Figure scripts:
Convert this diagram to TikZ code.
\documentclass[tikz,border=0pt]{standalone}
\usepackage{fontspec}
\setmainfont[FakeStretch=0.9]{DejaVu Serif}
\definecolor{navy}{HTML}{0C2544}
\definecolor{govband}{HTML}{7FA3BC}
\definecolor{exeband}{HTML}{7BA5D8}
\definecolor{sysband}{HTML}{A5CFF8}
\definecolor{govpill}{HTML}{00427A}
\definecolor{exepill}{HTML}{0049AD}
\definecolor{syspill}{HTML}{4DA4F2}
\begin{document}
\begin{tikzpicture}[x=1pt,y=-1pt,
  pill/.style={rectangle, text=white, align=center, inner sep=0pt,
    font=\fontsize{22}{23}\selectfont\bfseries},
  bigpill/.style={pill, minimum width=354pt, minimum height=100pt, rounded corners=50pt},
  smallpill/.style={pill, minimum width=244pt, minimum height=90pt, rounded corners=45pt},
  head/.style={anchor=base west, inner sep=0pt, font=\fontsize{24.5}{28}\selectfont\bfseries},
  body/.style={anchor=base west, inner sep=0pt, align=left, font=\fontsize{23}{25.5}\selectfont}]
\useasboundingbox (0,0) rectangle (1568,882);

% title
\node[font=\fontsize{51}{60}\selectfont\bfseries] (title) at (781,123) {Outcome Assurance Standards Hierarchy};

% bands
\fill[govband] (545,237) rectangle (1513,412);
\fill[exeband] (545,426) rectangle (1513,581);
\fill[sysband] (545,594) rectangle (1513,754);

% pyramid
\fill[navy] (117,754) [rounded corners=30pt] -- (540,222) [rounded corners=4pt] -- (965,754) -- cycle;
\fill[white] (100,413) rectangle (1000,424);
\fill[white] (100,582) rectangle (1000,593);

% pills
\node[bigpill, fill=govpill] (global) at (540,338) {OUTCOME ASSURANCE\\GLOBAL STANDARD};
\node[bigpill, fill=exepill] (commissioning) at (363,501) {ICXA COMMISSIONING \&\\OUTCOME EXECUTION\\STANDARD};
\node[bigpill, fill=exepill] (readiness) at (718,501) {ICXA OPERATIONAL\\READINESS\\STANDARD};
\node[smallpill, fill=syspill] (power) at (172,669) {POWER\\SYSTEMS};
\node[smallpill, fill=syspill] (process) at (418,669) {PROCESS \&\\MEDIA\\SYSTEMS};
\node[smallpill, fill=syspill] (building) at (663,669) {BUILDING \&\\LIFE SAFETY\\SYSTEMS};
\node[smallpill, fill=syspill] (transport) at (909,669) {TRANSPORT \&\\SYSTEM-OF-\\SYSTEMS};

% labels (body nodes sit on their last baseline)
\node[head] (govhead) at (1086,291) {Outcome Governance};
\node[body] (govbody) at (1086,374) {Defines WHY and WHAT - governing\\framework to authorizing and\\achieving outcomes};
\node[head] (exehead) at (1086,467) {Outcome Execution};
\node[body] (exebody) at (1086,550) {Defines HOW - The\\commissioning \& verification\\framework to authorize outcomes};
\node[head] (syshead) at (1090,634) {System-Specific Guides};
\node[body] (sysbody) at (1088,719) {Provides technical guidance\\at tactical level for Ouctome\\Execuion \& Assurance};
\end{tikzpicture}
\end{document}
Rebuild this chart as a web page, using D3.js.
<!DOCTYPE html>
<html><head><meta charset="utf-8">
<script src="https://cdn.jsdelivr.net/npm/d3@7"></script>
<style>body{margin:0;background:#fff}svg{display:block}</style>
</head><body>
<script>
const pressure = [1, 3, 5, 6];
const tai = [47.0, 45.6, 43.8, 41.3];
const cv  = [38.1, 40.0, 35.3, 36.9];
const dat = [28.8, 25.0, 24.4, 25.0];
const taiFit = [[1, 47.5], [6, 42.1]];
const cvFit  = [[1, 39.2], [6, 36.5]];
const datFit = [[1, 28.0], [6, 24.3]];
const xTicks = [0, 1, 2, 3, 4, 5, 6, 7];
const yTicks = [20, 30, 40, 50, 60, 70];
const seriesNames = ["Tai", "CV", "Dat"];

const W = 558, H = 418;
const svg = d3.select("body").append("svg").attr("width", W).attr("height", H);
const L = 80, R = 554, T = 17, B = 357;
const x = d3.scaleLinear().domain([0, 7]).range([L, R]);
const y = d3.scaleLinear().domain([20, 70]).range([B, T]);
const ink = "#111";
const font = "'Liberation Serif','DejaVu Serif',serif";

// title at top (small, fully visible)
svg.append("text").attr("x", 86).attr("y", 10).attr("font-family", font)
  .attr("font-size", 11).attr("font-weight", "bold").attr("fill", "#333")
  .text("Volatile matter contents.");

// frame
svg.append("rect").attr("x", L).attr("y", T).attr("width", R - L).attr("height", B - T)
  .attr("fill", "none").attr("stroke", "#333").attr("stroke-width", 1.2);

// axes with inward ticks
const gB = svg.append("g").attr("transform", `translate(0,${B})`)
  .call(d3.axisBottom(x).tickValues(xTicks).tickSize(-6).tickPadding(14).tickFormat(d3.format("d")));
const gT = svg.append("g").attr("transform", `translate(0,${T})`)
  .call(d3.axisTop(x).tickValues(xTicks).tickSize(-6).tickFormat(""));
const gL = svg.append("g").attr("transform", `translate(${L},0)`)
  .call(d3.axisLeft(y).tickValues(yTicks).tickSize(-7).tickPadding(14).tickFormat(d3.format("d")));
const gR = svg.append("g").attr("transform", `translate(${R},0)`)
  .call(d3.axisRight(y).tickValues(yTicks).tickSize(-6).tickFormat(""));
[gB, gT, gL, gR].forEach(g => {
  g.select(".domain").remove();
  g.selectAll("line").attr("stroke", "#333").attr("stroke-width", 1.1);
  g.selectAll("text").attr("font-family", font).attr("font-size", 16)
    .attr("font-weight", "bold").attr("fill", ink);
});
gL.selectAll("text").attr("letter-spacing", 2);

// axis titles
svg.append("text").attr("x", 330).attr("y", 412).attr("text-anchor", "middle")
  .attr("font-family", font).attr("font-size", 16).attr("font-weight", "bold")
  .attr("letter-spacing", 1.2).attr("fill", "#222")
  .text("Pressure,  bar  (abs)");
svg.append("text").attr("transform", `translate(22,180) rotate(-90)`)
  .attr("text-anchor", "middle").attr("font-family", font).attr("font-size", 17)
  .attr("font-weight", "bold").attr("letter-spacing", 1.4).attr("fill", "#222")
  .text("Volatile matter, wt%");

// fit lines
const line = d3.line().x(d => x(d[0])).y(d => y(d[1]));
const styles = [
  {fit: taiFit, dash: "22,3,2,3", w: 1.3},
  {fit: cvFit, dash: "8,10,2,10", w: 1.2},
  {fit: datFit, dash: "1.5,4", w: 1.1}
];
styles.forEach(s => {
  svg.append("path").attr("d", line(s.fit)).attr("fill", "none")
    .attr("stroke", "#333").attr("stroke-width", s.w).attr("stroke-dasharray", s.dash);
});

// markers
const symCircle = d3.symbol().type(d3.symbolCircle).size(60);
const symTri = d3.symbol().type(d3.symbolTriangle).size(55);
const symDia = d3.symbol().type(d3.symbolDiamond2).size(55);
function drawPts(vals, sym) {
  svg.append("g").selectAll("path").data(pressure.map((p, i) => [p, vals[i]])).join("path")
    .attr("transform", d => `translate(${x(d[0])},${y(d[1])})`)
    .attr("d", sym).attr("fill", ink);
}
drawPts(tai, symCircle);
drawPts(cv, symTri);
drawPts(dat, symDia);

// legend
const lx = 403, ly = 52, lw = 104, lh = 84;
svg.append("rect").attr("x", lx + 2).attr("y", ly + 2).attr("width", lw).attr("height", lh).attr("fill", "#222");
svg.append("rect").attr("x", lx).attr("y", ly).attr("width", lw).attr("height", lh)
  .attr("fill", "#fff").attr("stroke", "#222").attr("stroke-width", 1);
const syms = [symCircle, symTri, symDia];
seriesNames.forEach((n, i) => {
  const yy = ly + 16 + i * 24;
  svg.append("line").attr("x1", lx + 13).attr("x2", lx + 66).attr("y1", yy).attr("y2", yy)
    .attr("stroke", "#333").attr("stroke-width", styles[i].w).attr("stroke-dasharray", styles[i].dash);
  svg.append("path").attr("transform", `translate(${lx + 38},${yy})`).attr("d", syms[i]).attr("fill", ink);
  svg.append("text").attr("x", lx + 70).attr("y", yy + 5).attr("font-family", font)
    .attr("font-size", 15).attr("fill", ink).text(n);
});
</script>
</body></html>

## Goal of the exercise
Above are the entries; repeat their lines exactly, from the first through the one that contains "(100,582) rectangle (1000,593);".

## Solution for this task
Convert this diagram to TikZ code.
\documentclass[tikz,border=0pt]{standalone}
\usepackage{fontspec}
\setmainfont[FakeStretch=0.9]{DejaVu Serif}
\definecolor{navy}{HTML}{0C2544}
\definecolor{govband}{HTML}{7FA3BC}
\definecolor{exeband}{HTML}{7BA5D8}
\definecolor{sysband}{HTML}{A5CFF8}
\definecolor{govpill}{HTML}{00427A}
\definecolor{exepill}{HTML}{0049AD}
\definecolor{syspill}{HTML}{4DA4F2}
\begin{document}
\begin{tikzpicture}[x=1pt,y=-1pt,
  pill/.style={rectangle, text=white, align=center, inner sep=0pt,
    font=\fontsize{22}{23}\selectfont\bfseries},
  bigpill/.style={pill, minimum width=354pt, minimum height=100pt, rounded corners=50pt},
  smallpill/.style={pill, minimum width=244pt, minimum height=90pt, rounded corners=45pt},
  head/.style={anchor=base west, inner sep=0pt, font=\fontsize{24.5}{28}\selectfont\bfseries},
  body/.style={anchor=base west, inner sep=0pt, align=left, font=\fontsize{23}{25.5}\selectfont}]
\useasboundingbox (0,0) rectangle (1568,882);

% title
\node[font=\fontsize{51}{60}\selectfont\bfseries] (title) at (781,123) {Outcome Assurance Standards Hierarchy};

% bands
\fill[govband] (545,237) rectangle (1513,412);
\fill[exeband] (545,426) rectangle (1513,581);
\fill[sysband] (545,594) rectangle (1513,754);

% pyramid
\fill[navy] (117,754) [rounded corners=30pt] -- (540,222) [rounded corners=4pt] -- (965,754) -- cycle;
\fill[white] (100,413) rectangle (1000,424);
\fill[white] (100,582) rectangle (1000,593);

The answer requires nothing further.